The more useful angle is the scoring trend. Five of the last six meetings have seen both teams score, and Pescara haven’t kept a clean sheet in any of those recent clashes. That lines up neatly with the current picture. Carrarese are stronger at home, Pescara are loose away from home, and their meetings have generally been open enough for both attacks to get a look in. That won’t surprise anyone who’s followed these sides.
We Predict: Both Teams To Score
We’re backing Both Teams To Score at 8/13 here, and it’s a fair price for a game that points towards goals at both ends. Carrarese’s home record is strong enough to expect them to find a way through, while Pescara have scored in five of their last six league games and still carry enough threat to nick one even when they’re poor. The head-to-head record helps too: five of the last six meetings have landed this selection, and Pescara’s habit of leaking chances away from home keeps bringing the same problem back.
The scoreline call is 1-1. That fits the shape of the fixture nicely.

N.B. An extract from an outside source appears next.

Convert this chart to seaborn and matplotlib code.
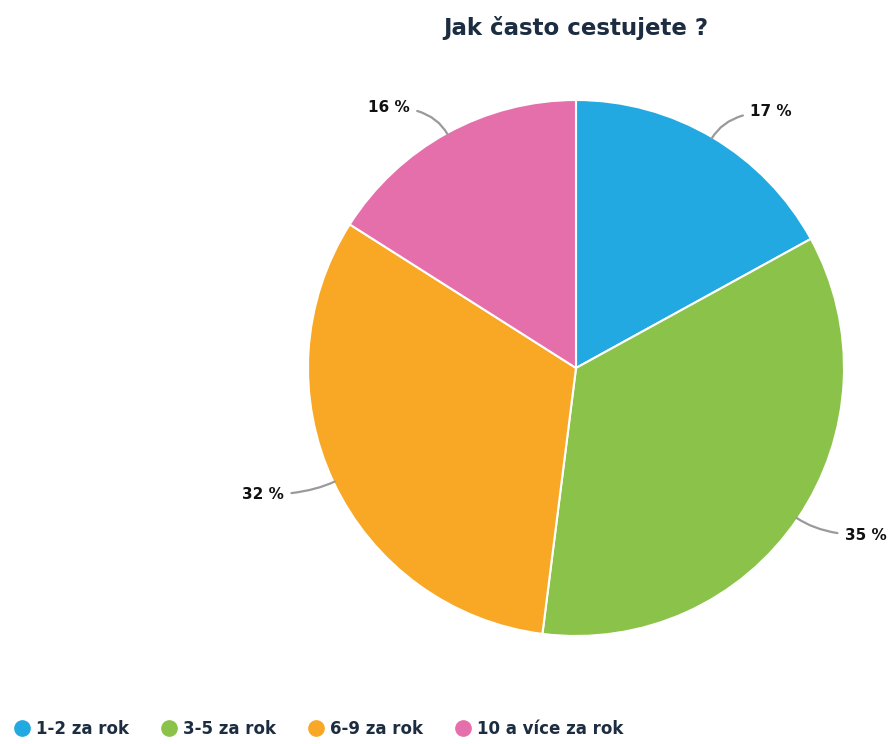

Carrarese should have the better of the game for long spells, but Pescara have enough punch to make life awkward, and a draw wouldn’t be a shock if the visitors manage to stay in touch for the first hour. Still, with Carrarese conceding only 15 at home all season and Pescara giving up 37 away, there’s a decent chance the hosts edge the balance without turning it into a comfortable win. If you want a tighter alternative, Carrarese draw no bet deserves a look, but BTTS is the sharper call.